RTX Spark: the evolution that arrives with the price of the future

RTX Spark: the evolution that arrives with the price of the future
It’s strange how technological evolution manages to be both fascinating and frustrating at the same time. You look at the RTX Spark presentation and it feels like you’re staring at a piece of the future pulled straight out of a lab and placed directly on your desk. A device that promises to bring big AI — the kind that until yesterday required entire server racks — right into your personal space. No cloud, no limitations, no “rate exceeded”. Just you and the raw power of a model running locally, in real time.

And yet, in the very moment you say “wow”, the inevitable question hits you: “so how much does this miracle cost?”. Because no matter how spectacular the technology is, the reality is simple: nothing in this domain comes cheap. And Spark is no exception. It’s a product that looks impeccable, works impeccably, but immediately reminds you that evolution has a price. And not a symbolic one.
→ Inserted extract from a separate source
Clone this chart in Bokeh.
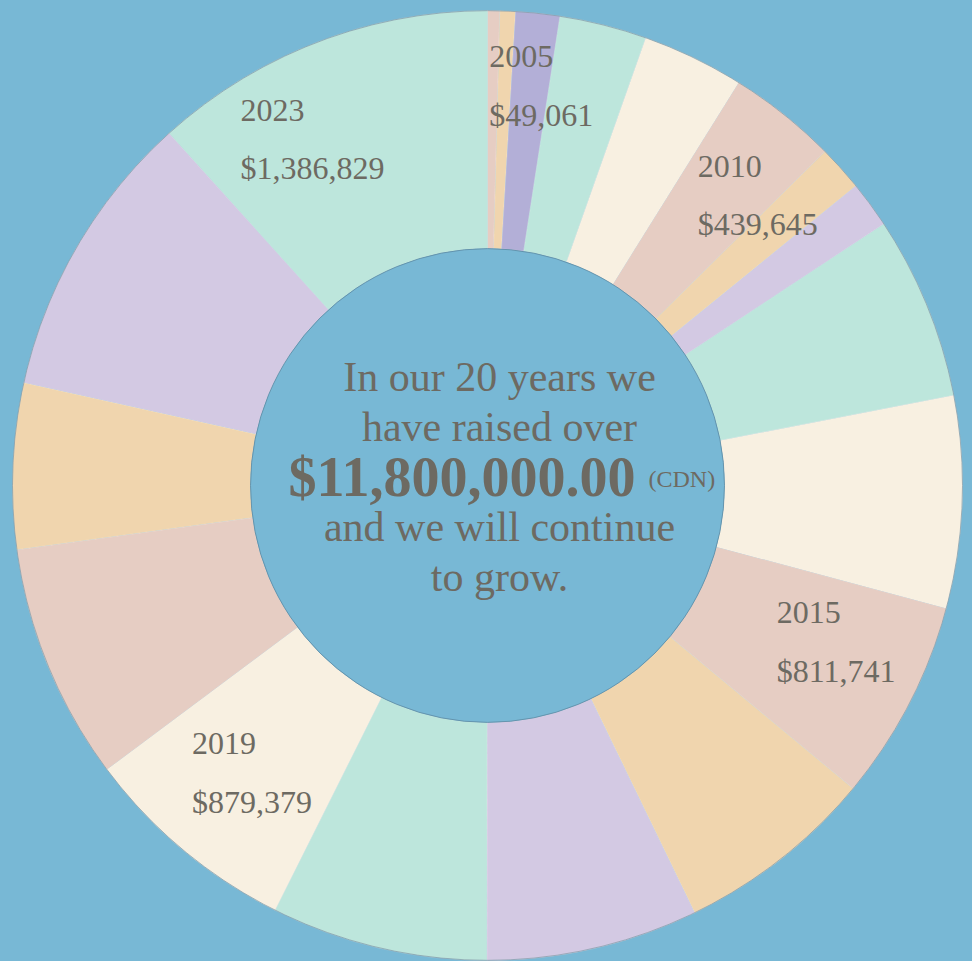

For years we’ve been told that AI would become personal. That we would no longer depend on servers, that we wouldn’t be limited by subscriptions, that we’d be able to run large models directly on our own hardware. Spark is probably the first device that truly makes this possible in a serious way. It’s not a concept, not a prototype, not a promise. It’s a real product that works. And that’s exactly why it impresses.

But at the same time, Spark is also proof that the industry is moving in a direction where performance becomes a luxury. Not because the technology is inaccessible, but because the infrastructure required to sustain it is simply expensive. Large models aren’t cheap. Inference isn’t cheap. Energy isn’t cheap. And the companies offering “free” AI in the cloud are doing it at a loss, hoping that one day they’ll find a way to turn all this hype into a sustainable business model.

Spark changes the equation: instead of paying monthly for access to computing power, you pay once to have it at home. It’s a form of digital independence, but one that comes with a serious bill. And here lies the irony: technology becomes more personal than ever, yet access to it remains, at least for now, reserved for those willing to invest significantly.

Still, regardless of the price, Spark marks a turning point. It’s the beginning of an era in which AI is no longer just a service, but a personal instrument. A physical object, not just an interface. A device that belongs to you, not a server you connect to. And even if not everyone will be able to join the game from the start, the direction is clear: computing power is moving from the cloud into personal space, and that changes everything.

And perhaps this is where Spark’s true significance lies. Not in the specifications, not in the benchmarks, not in the flashy demos. But in the fact that it marks a rupture. A shift from dependence to autonomy. From rented access to real ownership. From “AI as a service” to “AI as a personal tool”. It’s the beginning of a period in which the user is no longer just a consumer, but becomes the owner of their own computational power.

Of course, the transition won’t be easy. Prices will remain high for a while. Models will continue to grow in complexity. And companies will keep trying to push users toward the cloud, where control is easier and profit more predictable. But once you’ve seen what a device like Spark can do, it’s hard to go back to the idea that the future must be centralized.

Spark is not just a product. It’s a signal. An indicator of the direction in which technology is moving. A reminder that evolution never comes without costs, but that sometimes those costs are worth paying to regain control over your own digital space.

Evolution is real....It just happens to come, for now, with its price.